L’article 7 contre un gouvernement polonais eurosceptique 

  • La Commission avait demandé au Conseil de constater « un risque de violations grave » des valeurs fondatrices. Cela survient après des mois de discussions avec Varsovie au sujet d’une réforme qui remettait en cause l’indépendance de la justice. Les réformes judiciaires en questions avaient été mises en place par le parti nationaliste Droit et Justice, PiS, parti eurosceptique et ultra nationaliste.  On accusait alors le parti de vouloir saper l’indépendance des juges.  À l’initiative de la Commission européenne, la procédure est déclenchée contre la Pologne le 20 décembre 2017. 
  • Surtout, cette supervision spéciale enquêtait sur les violations systématiques des valeurs fondamentales dans le pays. Cette enquête impliquait l’audition régulière de ministres et symbolisait une tension entre l’UE et la Pologne. 

L’arrivée au pouvoir des forces pro-UE 

  • C’est donc la défaite du PiS aux élections législatives d’octobre et la victoire des forces pro-européennes qui a conduit à la reconsidération de cette procédure. En réponse aux inquiétudes de l’UE, Varsovie, emmené par Donald Tusk, premier ministre de Pologne et du parti Libéral, a lancé une série de mesures pour reconnaître la primauté du droit européen et appliquer les décisions de justice de la CEDH, Cour européenne des droits de l’homme. 
  • L’organe exécutif juge dès lors qu’il « n’y a plus de risque clair de violation grave de l’Etat de droit» dans ce pays et qu’« aujourd’hui marque un nouveau chapitre pour la Pologne. Après plus de six ans, nous pensons que la procédure de l’article 7 peut être close. Je félicite le Premier ministre, Donald Tusk, et son gouvernement pour cette avancée majeure » – pour reprendre Ursula Von der Leyen. La Commission estime que l’indépendance judiciaire est de nouveau garantie.  

Et maintenant ? 

  • Maintenant, cette déclaration représente une victoire politique pour Donald Tusk. Cette ouverture vers l’Union européenne à mener au dégel de 137 milliards d’euros du plan de relance de l’UE qui avaient été bloqués en raison du recul démocratique et de l’absence de garanties judiciaires. Plus qu’un gain financier, c’est aussi la fin d’une mauvaise image dans l’Union européenne. 
  • Désormais, le seul pays encore mis en cause par la procédure de l’article 7 est la Hongrie de Viktor Orban. Voté à deux tiers des députés européens le 12 septembre 2018, des inquiétudes persistent sur l’indépendance de la justice, la liberté d’expression, la corruption, le droit des minorités, la situation des migrants et celle des réfugiés. 

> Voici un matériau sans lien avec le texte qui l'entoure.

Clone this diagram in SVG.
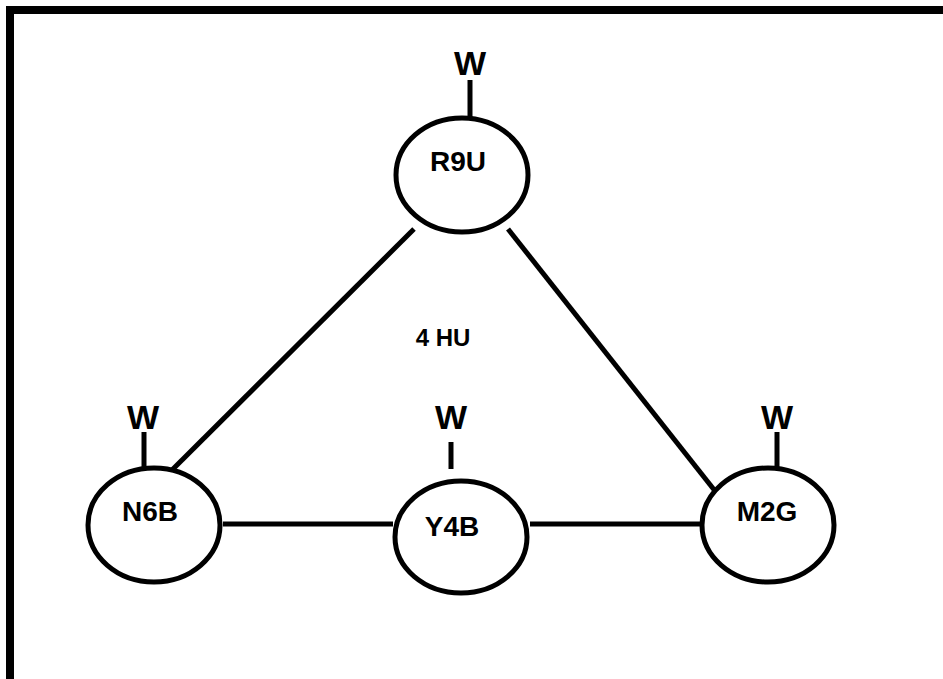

Cependant, l’engagement de ces procédures ne mène à aucune sanction. Jakub Jaraczewski, chercheur à Democracy Reporting International souligne notamment la faiblesse inhérente à la procédure au journal Euronews, « Dépendant de la volonté politique des États membres et avec sa sanction la plus puissante nécessitant un accord unanime pratiquement impossible au sein du Conseil, l’article 7 n’a jamais obtenu le résultat escompté, à savoir garantir le respect des valeurs de l’UE par tous les États membres ».